[A run of records]

start

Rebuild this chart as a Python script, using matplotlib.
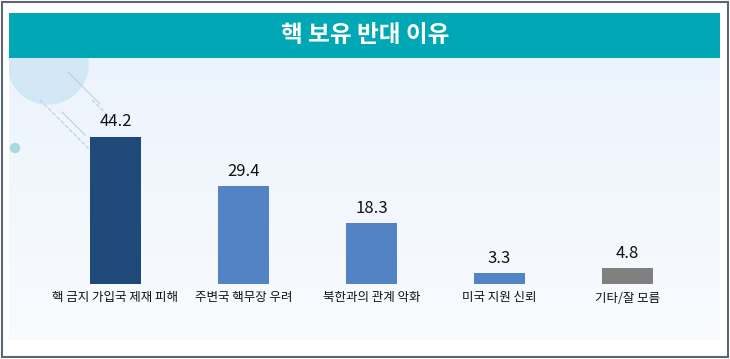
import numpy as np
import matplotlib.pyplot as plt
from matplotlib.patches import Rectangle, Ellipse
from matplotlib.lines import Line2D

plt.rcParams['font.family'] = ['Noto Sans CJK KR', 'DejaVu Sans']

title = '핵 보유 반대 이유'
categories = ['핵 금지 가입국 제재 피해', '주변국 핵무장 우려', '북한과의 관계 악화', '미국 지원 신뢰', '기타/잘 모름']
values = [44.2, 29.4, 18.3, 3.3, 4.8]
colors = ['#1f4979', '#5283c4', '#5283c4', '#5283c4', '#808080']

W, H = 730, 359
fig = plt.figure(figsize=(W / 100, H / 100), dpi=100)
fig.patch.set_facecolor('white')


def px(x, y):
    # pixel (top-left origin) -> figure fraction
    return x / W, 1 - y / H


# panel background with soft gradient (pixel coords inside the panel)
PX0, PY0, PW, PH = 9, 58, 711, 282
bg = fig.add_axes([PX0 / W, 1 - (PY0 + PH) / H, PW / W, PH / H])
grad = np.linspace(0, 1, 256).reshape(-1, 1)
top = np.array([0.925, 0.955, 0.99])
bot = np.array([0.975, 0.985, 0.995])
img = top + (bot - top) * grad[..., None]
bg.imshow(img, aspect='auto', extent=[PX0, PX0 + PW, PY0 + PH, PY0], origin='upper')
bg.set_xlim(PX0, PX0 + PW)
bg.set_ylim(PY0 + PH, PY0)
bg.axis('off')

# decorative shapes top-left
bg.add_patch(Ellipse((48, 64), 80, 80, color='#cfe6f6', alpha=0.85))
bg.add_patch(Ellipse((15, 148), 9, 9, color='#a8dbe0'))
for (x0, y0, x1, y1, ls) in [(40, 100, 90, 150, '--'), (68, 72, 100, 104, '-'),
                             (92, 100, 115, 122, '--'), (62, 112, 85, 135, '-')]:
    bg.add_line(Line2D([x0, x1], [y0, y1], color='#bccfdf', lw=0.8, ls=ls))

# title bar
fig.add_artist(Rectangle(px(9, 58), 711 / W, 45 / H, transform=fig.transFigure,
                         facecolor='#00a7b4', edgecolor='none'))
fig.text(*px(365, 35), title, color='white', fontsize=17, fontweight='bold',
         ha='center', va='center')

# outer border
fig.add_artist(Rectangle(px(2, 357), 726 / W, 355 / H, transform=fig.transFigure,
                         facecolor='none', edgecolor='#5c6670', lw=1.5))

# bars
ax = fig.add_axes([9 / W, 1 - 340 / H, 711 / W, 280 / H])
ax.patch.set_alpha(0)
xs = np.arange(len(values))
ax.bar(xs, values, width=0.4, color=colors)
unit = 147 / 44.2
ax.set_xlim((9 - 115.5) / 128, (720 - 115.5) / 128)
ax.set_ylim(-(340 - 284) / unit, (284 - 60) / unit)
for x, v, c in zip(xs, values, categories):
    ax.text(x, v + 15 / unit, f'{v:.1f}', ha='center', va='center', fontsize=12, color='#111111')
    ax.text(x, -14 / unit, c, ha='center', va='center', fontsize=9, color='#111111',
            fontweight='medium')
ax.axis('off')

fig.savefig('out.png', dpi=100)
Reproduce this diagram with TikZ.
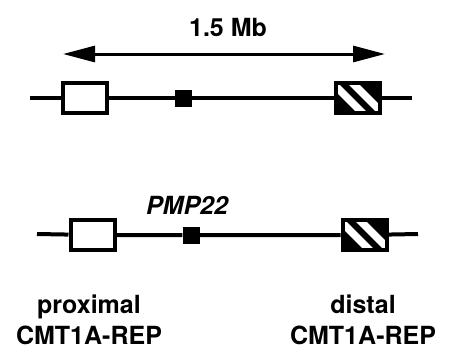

end

Task details:
Set down the complete material exactly, but do not include the images.

The reply:
Rebuild this chart as a Python script, using matplotlib.
import numpy as np
import matplotlib.pyplot as plt
from matplotlib.patches import Rectangle, Ellipse
from matplotlib.lines import Line2D

plt.rcParams['font.family'] = ['Noto Sans CJK KR', 'DejaVu Sans']

title = '핵 보유 반대 이유'
categories = ['핵 금지 가입국 제재 피해', '주변국 핵무장 우려', '북한과의 관계 악화', '미국 지원 신뢰', '기타/잘 모름']
values = [44.2, 29.4, 18.3, 3.3, 4.8]
colors = ['#1f4979', '#5283c4', '#5283c4', '#5283c4', '#808080']

W, H = 730, 359
fig = plt.figure(figsize=(W / 100, H / 100), dpi=100)
fig.patch.set_facecolor('white')


def px(x, y):
    # pixel (top-left origin) -> figure fraction
    return x / W, 1 - y / H


# panel background with soft gradient (pixel coords inside the panel)
PX0, PY0, PW, PH = 9, 58, 711, 282
bg = fig.add_axes([PX0 / W, 1 - (PY0 + PH) / H, PW / W, PH / H])
grad = np.linspace(0, 1, 256).reshape(-1, 1)
top = np.array([0.925, 0.955, 0.99])
bot = np.array([0.975, 0.985, 0.995])
img = top + (bot - top) * grad[..., None]
bg.imshow(img, aspect='auto', extent=[PX0, PX0 + PW, PY0 + PH, PY0], origin='upper')
bg.set_xlim(PX0, PX0 + PW)
bg.set_ylim(PY0 + PH, PY0)
bg.axis('off')

# decorative shapes top-left
bg.add_patch(Ellipse((48, 64), 80, 80, color='#cfe6f6', alpha=0.85))
bg.add_patch(Ellipse((15, 148), 9, 9, color='#a8dbe0'))
for (x0, y0, x1, y1, ls) in [(40, 100, 90, 150, '--'), (68, 72, 100, 104, '-'),
                             (92, 100, 115, 122, '--'), (62, 112, 85, 135, '-')]:
    bg.add_line(Line2D([x0, x1], [y0, y1], color='#bccfdf', lw=0.8, ls=ls))

# title bar
fig.add_artist(Rectangle(px(9, 58), 711 / W, 45 / H, transform=fig.transFigure,
                         facecolor='#00a7b4', edgecolor='none'))
fig.text(*px(365, 35), title, color='white', fontsize=17, fontweight='bold',
         ha='center', va='center')

# outer border
fig.add_artist(Rectangle(px(2, 357), 726 / W, 355 / H, transform=fig.transFigure,
                         facecolor='none', edgecolor='#5c6670', lw=1.5))

# bars
ax = fig.add_axes([9 / W, 1 - 340 / H, 711 / W, 280 / H])
ax.patch.set_alpha(0)
xs = np.arange(len(values))
ax.bar(xs, values, width=0.4, color=colors)
unit = 147 / 44.2
ax.set_xlim((9 - 115.5) / 128, (720 - 115.5) / 128)
ax.set_ylim(-(340 - 284) / unit, (284 - 60) / unit)
for x, v, c in zip(xs, values, categories):
    ax.text(x, v + 15 / unit, f'{v:.1f}', ha='center', va='center', fontsize=12, color='#111111')
    ax.text(x, -14 / unit, c, ha='center', va='center', fontsize=9, color='#111111',
            fontweight='medium')
ax.axis('off')

fig.savefig('out.png', dpi=100)
Reproduce this diagram with TikZ.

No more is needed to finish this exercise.